As many fabricators know, workpiece shape can affect cutting performance. Likewise, cutting performance can ultimately affect the quality of the cut, which can affect the quality of the weld. It is, therefore, important to handle downstream operations in the best way possible to ensure that upstream operations can be executed properly.
Structural configurations, such as I-beams and tubing, tend to put more stress on a bandsaw blade compared to standard shapes and solids because as the blade goes through the varying sections of the work, the teeth are not all in contact with the material, which increases stress. That stress can in turn, affect the quality of the cut. To reduce the challenges surrounding the fabrication of structurals – and achieve optimal results – it’s key to understand and follow some basic guidelines.
When cutting I-beams or square or round tubing, making straight cuts is crucial to prepare parts for welding. A crooked cut makes a part difficult to weld. In the case of a misshapen cut, welders might consider using a filler metal or additional welding wire to fill the gap that the crooked part created. In some cases, however, filler metal may not be sufficient and the part may have to be recut or scrapped altogether.
Clearly, the better solution is to ensure that the initial cut is straight, which can be facilitated by getting the sawing parameters right before the cut is ever made. To do so, set the bandsaw to the correct blade speed and cut rate for the material being cut. As a general rule, slow down the blade when processing tough material and speed up the blade for softer material.
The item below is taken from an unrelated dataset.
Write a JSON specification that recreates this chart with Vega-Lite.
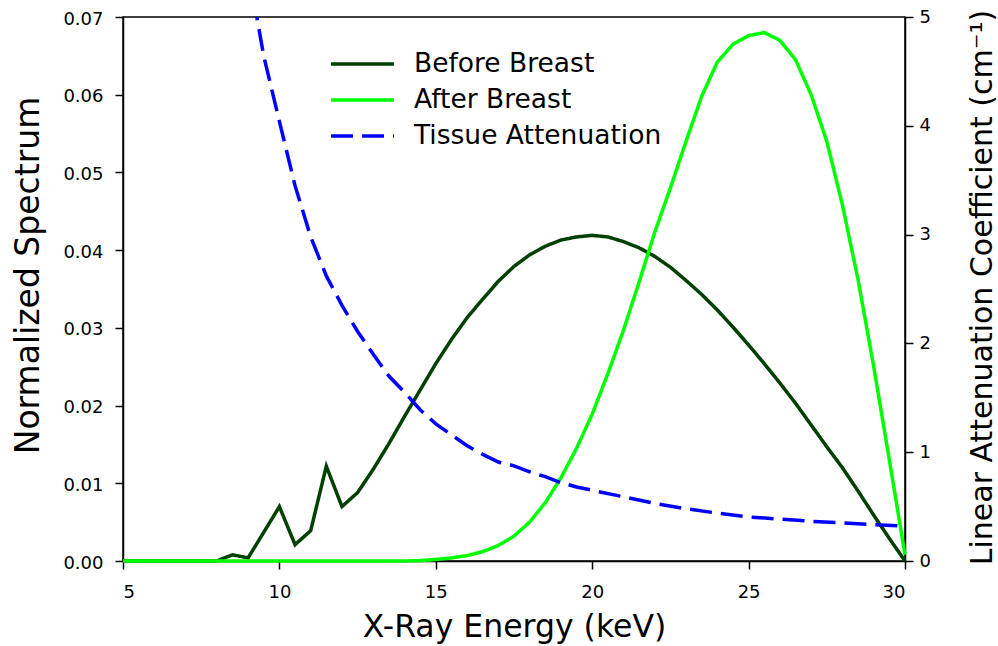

It’s also critical for straight cutting to check the conveyor rollers that hold the workpiece for alignment. Rollers that are out of alignment can also be the culprit behind crooked cutting.
To avoid excessive tension, which can also have an effect on the quality of the cut, use a gauge to measure and set the tension on the blade in the bandsaw. Most bandsaws work best with blade tension set to a minimum of 25,000 psi or a maximum of 32,000 psi. Anything less than 25,000 psi leads to poor beam strength, band fatigue or crooked cuts. Setting the tension at more than 32,000 psi, however, can break the band, crack the gullets or wear out the machine bearings.
For cutting through a weld seam on tubing, it is easier and more efficient for the blade to enter from the back of the weld seam. Contrastingly, having the blade cut directly into the weld seam is a shock point to the teeth on the blade, often resulting in shortening the blade life or causing the teeth to strip.
When sawing bundles of material, it is best to strap the entire bundle together or tack weld the ends of the bundle to prevent any piece from moving. If the individual pieces vibrate or move during the cutting process, the teeth may strip.
Beyond the Cut
In addition to the cutting portion of the process, there are several tips to further ensure long blade life, which leads to quality cuts that meet the standards required for welding.
Lubrication is just as important in the process as setting up and executing the cut. Using proper lubrication prevents a premature shortening of blade life. As an example, bandsaws that use a flood coolant or a mist system to lubricate the blade maximize blade life and help minimize the buildup of chips.
Ideally, coolant should wash over the blade as it enters and exits the cut. And although coolant is re-circulated and used continuously throughout the cutting process, be sure to replace water that evaporates from the mixed coolant solution.
Breaking in new blades is also a key consideration for achieving quality cuts. In doing so, operators can “hone” the teeth and, therefore, extend blade life.
The best way to break in new bimetal blades, for example, is to reduce the normal feed rate by half during the initial period. However, be aware that band speed isn’t what breaks teeth during blade break in; pressure from excessive feed rate is typically the most damaging cause.
To make sure that operators are breaking in bimetal blades in the proper manner, they should use the following formulas:
Break in rate = 50 percent of recommended blade feed rate
Break in formula = Multiply the recommended blade speed by 25 percent and cut that number of square inches. As an example, if the recommended blade feed rate is
200 ft. per min., the operator should cut 50 sq. in.
Once the break in period is completed, the bandsaw feed rate can be gradually brought back to normal.
Overall, routine maintenance on the bandsaw is also important. If a saw has problems with its feed system or its variable speed system, the life of the blade can be negatively impacted.